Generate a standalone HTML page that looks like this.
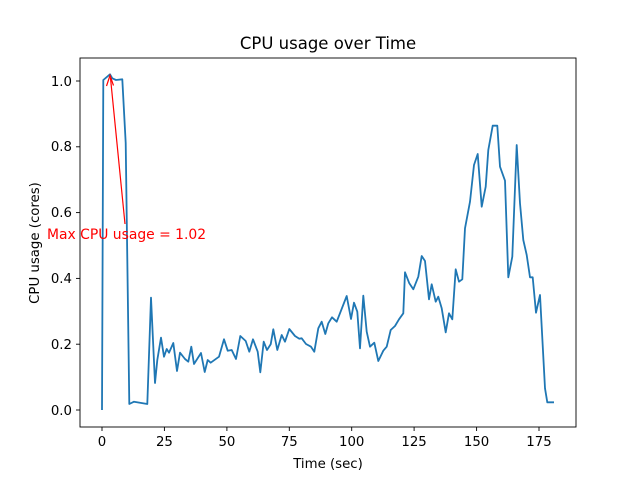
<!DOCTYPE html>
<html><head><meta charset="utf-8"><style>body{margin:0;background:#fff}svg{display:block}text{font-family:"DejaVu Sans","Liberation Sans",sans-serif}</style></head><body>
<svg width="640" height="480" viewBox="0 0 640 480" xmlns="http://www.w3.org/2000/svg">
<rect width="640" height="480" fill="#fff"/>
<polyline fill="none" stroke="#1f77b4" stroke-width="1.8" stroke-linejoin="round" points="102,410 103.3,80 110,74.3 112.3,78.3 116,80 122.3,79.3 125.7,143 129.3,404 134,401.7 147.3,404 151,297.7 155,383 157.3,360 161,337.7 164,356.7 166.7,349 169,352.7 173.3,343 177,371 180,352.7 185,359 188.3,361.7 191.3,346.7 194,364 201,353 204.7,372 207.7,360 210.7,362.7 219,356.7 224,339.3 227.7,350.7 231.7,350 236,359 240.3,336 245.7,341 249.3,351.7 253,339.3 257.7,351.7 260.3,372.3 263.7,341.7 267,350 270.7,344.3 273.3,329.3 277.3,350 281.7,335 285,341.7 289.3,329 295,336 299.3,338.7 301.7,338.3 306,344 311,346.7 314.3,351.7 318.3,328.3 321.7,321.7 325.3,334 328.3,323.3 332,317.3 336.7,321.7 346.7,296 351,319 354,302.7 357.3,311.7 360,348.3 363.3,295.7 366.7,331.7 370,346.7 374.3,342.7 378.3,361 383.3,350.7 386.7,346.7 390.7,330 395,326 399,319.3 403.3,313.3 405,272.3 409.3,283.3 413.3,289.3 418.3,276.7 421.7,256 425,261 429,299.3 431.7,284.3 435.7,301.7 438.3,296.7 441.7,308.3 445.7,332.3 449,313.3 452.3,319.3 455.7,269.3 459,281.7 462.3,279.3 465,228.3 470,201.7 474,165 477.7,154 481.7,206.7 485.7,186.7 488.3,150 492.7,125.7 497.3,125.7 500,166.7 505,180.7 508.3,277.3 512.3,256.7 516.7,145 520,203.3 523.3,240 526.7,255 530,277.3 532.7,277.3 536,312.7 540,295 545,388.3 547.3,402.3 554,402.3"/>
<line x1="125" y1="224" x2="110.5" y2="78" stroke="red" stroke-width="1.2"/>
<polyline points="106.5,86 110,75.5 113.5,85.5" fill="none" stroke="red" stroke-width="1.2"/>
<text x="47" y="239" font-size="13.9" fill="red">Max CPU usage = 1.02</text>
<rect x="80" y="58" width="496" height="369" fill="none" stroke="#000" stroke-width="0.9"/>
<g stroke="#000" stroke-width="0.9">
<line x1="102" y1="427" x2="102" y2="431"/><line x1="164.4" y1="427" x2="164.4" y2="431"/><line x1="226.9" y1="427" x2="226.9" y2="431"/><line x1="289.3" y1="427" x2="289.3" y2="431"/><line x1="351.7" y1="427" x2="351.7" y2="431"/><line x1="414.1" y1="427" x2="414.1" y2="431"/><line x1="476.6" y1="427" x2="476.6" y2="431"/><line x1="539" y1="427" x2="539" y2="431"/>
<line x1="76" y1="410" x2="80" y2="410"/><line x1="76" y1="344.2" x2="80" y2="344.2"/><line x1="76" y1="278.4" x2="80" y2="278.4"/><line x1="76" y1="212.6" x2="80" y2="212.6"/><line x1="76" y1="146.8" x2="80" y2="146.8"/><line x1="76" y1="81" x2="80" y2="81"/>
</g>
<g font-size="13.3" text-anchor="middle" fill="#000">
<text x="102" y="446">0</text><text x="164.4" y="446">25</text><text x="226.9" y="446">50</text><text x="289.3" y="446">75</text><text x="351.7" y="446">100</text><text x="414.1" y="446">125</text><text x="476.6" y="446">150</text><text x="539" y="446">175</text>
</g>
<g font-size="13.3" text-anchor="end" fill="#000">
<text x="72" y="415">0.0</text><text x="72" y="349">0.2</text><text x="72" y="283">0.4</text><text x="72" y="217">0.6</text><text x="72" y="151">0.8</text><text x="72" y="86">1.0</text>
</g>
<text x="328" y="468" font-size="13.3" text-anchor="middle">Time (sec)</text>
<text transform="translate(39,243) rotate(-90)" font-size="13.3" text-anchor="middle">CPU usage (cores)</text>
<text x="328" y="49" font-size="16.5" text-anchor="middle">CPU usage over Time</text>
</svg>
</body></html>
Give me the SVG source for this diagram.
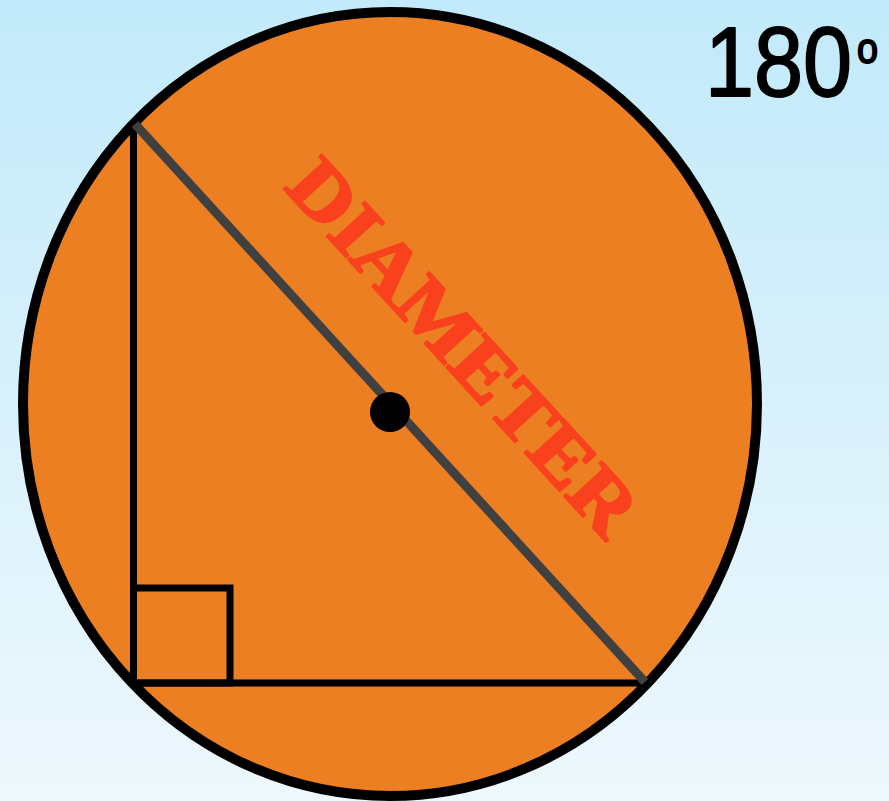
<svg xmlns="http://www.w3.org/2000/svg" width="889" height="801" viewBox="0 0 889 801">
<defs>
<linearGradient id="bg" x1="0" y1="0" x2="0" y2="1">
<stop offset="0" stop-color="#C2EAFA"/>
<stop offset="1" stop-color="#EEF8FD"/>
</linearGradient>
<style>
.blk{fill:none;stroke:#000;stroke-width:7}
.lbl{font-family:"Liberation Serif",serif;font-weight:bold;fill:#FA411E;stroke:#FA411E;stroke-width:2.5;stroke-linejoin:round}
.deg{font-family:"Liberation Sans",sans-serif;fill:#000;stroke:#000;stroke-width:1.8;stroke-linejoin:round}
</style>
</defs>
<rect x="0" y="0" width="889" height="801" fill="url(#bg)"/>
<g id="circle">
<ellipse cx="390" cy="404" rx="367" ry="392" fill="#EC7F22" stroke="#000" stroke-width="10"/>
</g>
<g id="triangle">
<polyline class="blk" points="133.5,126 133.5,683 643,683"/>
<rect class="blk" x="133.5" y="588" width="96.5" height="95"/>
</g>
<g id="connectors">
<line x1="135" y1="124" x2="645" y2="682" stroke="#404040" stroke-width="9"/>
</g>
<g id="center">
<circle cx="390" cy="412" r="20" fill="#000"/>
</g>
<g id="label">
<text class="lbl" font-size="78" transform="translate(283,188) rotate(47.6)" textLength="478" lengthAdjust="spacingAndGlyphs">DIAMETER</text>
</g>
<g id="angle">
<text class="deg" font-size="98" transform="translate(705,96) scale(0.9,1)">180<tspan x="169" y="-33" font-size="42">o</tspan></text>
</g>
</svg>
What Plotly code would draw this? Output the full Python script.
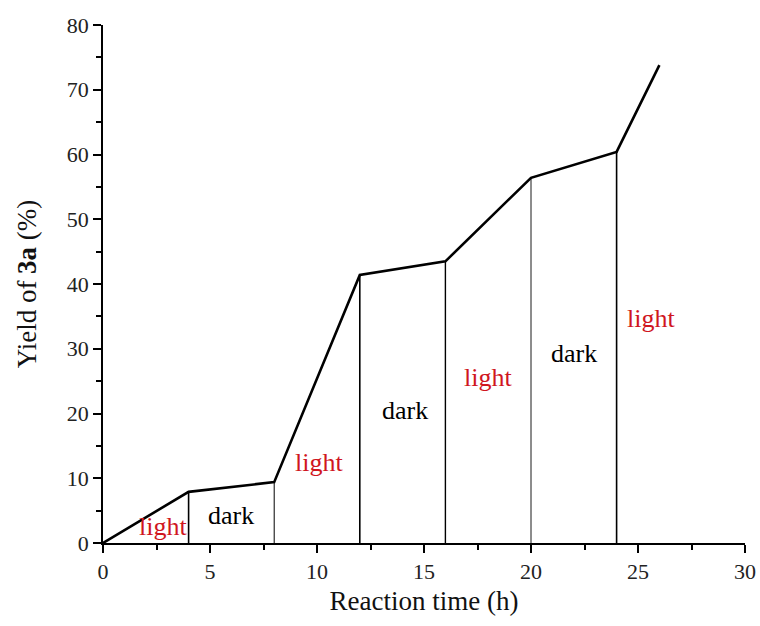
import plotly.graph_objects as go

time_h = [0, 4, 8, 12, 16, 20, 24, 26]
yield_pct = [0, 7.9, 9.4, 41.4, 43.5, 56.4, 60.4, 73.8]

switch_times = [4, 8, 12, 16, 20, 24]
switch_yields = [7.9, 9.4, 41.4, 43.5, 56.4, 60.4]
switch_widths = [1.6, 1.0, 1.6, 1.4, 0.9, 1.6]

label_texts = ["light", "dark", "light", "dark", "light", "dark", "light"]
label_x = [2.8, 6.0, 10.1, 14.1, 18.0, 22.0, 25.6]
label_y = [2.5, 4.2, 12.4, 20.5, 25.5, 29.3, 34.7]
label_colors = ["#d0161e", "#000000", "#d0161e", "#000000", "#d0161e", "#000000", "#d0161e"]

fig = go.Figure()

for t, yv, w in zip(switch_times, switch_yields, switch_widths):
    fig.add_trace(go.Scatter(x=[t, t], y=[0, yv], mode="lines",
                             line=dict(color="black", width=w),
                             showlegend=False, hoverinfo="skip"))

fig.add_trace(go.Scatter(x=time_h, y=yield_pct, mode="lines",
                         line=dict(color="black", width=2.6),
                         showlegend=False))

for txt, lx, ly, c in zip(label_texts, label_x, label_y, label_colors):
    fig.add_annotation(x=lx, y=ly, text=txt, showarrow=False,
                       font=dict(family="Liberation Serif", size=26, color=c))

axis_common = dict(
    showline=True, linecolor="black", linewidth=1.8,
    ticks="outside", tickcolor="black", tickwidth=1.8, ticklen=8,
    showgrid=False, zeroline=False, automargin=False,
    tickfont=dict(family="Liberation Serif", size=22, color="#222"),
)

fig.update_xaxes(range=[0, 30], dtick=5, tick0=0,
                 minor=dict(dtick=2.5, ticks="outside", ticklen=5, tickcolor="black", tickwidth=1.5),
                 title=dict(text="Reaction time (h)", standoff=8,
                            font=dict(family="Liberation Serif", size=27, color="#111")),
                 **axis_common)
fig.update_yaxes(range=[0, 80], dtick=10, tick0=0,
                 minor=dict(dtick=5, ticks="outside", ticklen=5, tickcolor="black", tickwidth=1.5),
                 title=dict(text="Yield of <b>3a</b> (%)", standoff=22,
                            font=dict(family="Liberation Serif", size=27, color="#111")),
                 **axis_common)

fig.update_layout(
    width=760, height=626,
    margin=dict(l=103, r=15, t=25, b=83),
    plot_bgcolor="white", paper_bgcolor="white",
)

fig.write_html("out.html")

───

*Aim*.
Above are the records. Print exactly the lines from the one containing "What Plotly code" to the one containing "fig = go.Figure()", both included, and nothing else; pictures are excluded.

*Written answer*.
What Plotly code would draw this? Output the full Python script.
import plotly.graph_objects as go

time_h = [0, 4, 8, 12, 16, 20, 24, 26]
yield_pct = [0, 7.9, 9.4, 41.4, 43.5, 56.4, 60.4, 73.8]

switch_times = [4, 8, 12, 16, 20, 24]
switch_yields = [7.9, 9.4, 41.4, 43.5, 56.4, 60.4]
switch_widths = [1.6, 1.0, 1.6, 1.4, 0.9, 1.6]

label_texts = ["light", "dark", "light", "dark", "light", "dark", "light"]
label_x = [2.8, 6.0, 10.1, 14.1, 18.0, 22.0, 25.6]
label_y = [2.5, 4.2, 12.4, 20.5, 25.5, 29.3, 34.7]
label_colors = ["#d0161e", "#000000", "#d0161e", "#000000", "#d0161e", "#000000", "#d0161e"]

fig = go.Figure()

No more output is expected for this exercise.